Because the local church did not appear to have an official membership roll, each witness tendered had a shot at qualifying.  The court in the case reported may have given the petitioner as many as thirteen tries.  An official membership roll would have reduced the number of tries to one; only signatories also on the official membership roll could have been considered as “qualified” to call a congregational meeting.  A joint denominational asset like a church camp should be placed in a corporate shell controlled by the member congregations or the denomination and not owned by one of the constituent churches of the denomination.  Otherwise, no one but the owner of the denominational asset will have any say over its management, operation, sale or use as collateral.

BINDING THE DENOMINATION

While a church or denomination may have officers, directors, trustees, or similar leaders with ecclesiastical titles from the tradition of the denomination, generally no single officer can act for or bind the church or denomination without an enabling resolution of the governing body or authority granted by the governing documents.  Likewise, just because such an officer is a named party in a lawsuit or arbitration does not mean that the church or denomination is bound by the outcome.

In Trustees of the General Assembly v Patterson, Slip Op. (3rd Cir. 2021), upon the death of the founder, the denomination split between his sons.  Patterson went with one son to form a new church.  Both sons claimed to be the “General Overseer” of the denomination.  Patterson sued the son he had not followed and a board member of the Trustees.  Patterson, the son and the board member decided to dismiss the lawsuit in favor of arbitration.  An arbitration award was entered for Patterson.  Patterson sought to have the arbitration award enforced against the denomination as to certain church property and assets.  The federal trial court enjoined Patterson’s enforcement action and held the denomination was not a named party to the arbitration and was not bound by it even though a possible “General Overseer” and a single board member had been named.  Further, the denomination had never been served with process.  The federal court also determined that the denomination was not a “party in privity” with the alleged “General Overseer or named board member because the denomination did not agree to be bound by the arbitration, did have control of the litigation, and the legal relationship between those named and the denomination did not automatically make them representative of the denomination.  The federal appellate court affirmed.

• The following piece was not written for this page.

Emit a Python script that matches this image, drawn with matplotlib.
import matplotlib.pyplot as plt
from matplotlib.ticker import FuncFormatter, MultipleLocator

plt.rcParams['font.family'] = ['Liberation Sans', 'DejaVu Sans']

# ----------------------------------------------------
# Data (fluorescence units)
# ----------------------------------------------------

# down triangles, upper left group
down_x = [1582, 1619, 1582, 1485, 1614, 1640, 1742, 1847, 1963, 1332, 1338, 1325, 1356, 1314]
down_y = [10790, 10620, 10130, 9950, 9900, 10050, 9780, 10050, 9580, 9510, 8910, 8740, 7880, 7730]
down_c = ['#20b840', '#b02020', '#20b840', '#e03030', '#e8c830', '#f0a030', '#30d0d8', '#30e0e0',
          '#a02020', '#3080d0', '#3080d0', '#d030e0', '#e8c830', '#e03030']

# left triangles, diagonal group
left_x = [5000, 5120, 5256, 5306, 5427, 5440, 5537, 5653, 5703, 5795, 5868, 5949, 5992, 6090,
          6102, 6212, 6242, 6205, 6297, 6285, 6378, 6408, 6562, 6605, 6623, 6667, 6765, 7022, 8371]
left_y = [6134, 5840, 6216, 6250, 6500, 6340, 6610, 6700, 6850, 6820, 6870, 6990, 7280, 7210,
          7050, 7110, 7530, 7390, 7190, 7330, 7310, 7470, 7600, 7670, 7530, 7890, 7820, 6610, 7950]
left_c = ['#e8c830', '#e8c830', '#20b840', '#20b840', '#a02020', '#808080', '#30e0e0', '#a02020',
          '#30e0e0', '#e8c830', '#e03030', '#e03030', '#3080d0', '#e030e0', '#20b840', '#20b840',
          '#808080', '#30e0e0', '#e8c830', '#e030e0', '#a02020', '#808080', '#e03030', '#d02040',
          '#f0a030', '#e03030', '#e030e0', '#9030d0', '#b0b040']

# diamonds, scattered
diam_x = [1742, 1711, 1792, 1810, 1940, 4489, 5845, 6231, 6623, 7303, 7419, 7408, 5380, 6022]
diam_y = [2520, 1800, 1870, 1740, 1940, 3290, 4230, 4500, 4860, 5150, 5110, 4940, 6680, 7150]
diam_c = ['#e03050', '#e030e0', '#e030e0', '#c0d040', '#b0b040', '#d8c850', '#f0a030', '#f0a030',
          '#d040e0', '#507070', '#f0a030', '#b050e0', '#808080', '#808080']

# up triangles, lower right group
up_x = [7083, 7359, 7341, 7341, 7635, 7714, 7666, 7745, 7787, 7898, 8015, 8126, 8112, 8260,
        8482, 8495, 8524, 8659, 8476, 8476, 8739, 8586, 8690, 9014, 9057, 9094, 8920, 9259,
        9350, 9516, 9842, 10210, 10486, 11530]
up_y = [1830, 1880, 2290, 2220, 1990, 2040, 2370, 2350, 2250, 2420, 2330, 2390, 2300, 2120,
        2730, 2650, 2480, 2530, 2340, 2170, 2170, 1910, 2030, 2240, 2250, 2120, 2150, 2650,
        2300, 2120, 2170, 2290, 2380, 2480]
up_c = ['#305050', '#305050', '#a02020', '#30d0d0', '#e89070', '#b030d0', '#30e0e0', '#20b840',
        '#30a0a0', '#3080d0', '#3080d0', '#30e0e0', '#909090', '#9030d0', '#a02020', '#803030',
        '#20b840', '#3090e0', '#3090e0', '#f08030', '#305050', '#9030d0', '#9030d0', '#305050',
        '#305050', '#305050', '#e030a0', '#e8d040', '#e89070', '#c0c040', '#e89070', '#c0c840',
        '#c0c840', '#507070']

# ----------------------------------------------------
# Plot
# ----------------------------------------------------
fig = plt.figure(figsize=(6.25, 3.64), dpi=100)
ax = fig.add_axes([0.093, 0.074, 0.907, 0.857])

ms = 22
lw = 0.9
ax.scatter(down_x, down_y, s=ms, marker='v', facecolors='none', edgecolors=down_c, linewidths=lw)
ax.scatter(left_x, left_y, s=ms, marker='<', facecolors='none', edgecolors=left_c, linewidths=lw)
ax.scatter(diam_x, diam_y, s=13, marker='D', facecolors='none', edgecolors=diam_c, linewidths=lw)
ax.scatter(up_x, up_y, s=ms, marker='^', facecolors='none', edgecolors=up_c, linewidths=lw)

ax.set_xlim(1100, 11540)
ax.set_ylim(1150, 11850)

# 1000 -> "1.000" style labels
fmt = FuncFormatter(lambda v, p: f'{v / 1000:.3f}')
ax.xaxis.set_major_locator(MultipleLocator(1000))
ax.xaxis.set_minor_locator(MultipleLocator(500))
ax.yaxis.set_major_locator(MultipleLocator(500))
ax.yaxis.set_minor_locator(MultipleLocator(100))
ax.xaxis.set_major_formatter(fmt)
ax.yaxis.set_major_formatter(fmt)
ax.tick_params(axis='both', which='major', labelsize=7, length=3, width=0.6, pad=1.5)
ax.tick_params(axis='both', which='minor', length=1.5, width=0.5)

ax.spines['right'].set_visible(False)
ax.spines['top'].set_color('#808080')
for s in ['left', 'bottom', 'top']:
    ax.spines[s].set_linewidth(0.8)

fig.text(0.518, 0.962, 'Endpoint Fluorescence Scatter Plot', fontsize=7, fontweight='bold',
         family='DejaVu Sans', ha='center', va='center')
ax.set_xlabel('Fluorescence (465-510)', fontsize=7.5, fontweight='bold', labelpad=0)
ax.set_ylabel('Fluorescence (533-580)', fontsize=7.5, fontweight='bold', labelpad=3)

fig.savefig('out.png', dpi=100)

In church litigation, just like all other cases, the correct party must be named and served.  If a church or denomination is incorporated, likely a service agent was appointed, so the correct service agent must also be served.  Proceeding through a litigated matter like an arbitration without the correct party is a colossal waste of money.  Lawyers must be cautious about merely following client advice about the nature of the legal relationship between the person named and the denomination or church to be bound and should independently verify the relationship will result in a binding outcome.